Principle #7: Word study activities that emphasize PATTERNS rather than COPYING are most effective.
- There are many exceptions in the English language, but there are also many patterns. According to Blevins (2017), 84-87% of English words follow consistent sound-spelling patterns. And the human brain loves patterns! We can capitalize upon this by designing activities that focus on word pattern learning and application, rather than rote copying.
- For example, an activity like rainbow writing words is less effective than an activity where students have to sort and write words into categories based upon their features. The second activity requires more thinking, and therefore increases the chance that students are attending to the word features and learning the words, too!
- A good quote from Words Their Way: “There are many long-standing activities associated with spelling such as writing words five times, using them in alphabetical order, and copying definitions from the dictionary. Assignments like these do not fulfill the purpose of spelling instruction, which is to not only learn the spellings of particular words but also to understand generalizations about the spelling system itself and to cultivate a curiosity about words. Writing a word five times is a rote, meaningless, and ineffective activity (Templeton & Morris, 2000), whereas writing words into categories requires recognizing common spelling features and using judgment and critical thinking. Writing words in alphabetical order may teach alphabetization, but it will not teach anything about spelling patterns” (Bear, Invernizzi, Templeton, & Johnston, 2015).

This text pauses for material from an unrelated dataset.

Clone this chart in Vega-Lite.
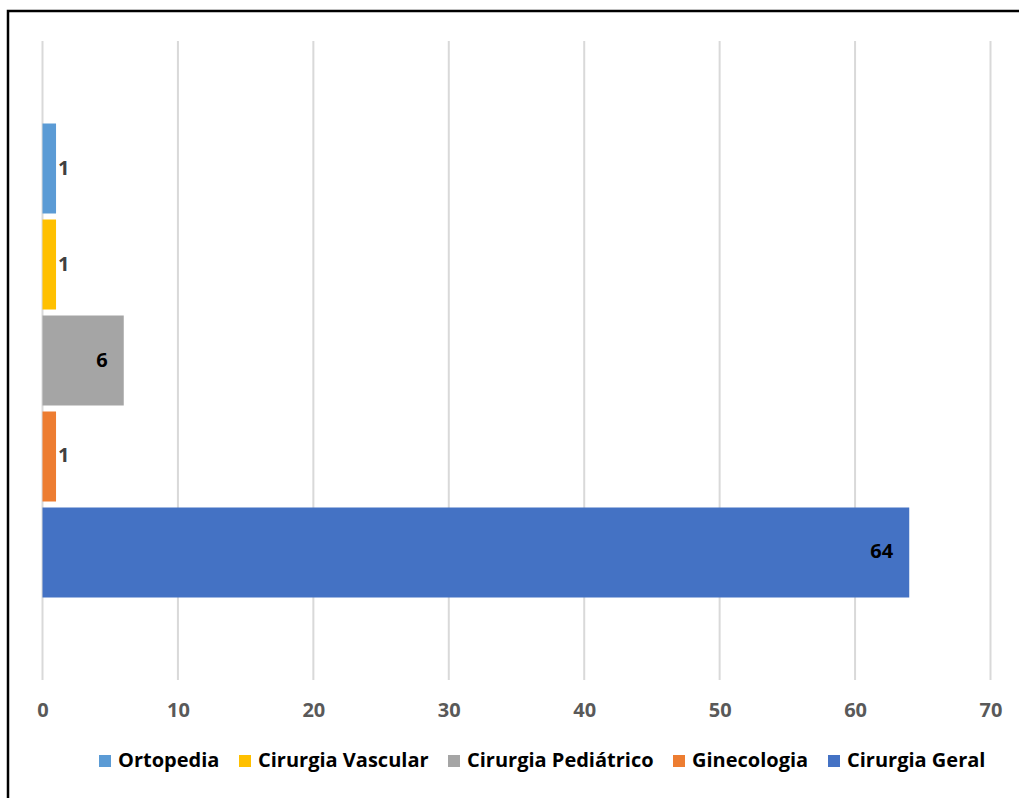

Principle #8: Word study activities should be completed with words that students can already read.
- When students move beyond letter sounds and are working with words, they should practice phonics and spelling with words that they can already read. Otherwise, they end up not reading the words as they work independently. Activities then become rote and less meaningful.
- If you use word sorts, simply discard words that students can’t yet read. You can always put them back in in the future.
Phew, that was a lot! Thanks for hanging with me! 🙂
Did you read anything in here that really resonated with you? Do you plan to make any changes to your classroom instruction? Let me know in a comment!
As I wrote at the beginning of this post, I’ll be sharing ideas, activities, and freebies for phonics instruction and word work over the next few weeks. Check back each Saturday for a new post! Happy teaching!
Bear, D. R., Invernizzi, M., Templeton, S., & Johnston, F. (2015). Words Their Way: Word Study for Phonics, Vocabulary, and Spelling Instruction (6th ed.). Pearson.
Blevins, W. (2017). A Fresh Look at Phonics, Grades K-2. Thousand Oaks, CA: Corwin.
Daffern, T. (2017). What Happens When a Teacher Uses Metalanguage to Teach Spelling? The Reading Teacher, 70(4), 423–434.
Dahl, K. L., Scharer, P. L., Lawson, L. L., & Grogan, P. R. (2001). Rethinking Phonics. Portsmouth, NH: Heinemann.
Ganske, K. (2016). SAIL: A Framework for Promoting Next-Generation Word Study. The Reading Teacher, 70(3), 337–346.
Morrow, L. M., & Gambrell, L. B. (Eds.). (2011). Best Practices in Literacy Instruction, Fourth Edition. New York, NY: Guilford Press.
Piasta, Shayne B. 2014. “Moving to Assessment-Guided Differentiated Instruction to Support Young Children’s Alphabet Knowledge.” The Reading Teacher 68 (3): 202-211.
Reutzel, D. R.. (2015). Early Literacy Research: Findings Primary-Grade Teachers Will Want to Know. The Reading Teacher, 69(1), 14–24.
Stahl, K. K. (2014). New insights about letter learning. Reading Teacher, 68(4), 261-265.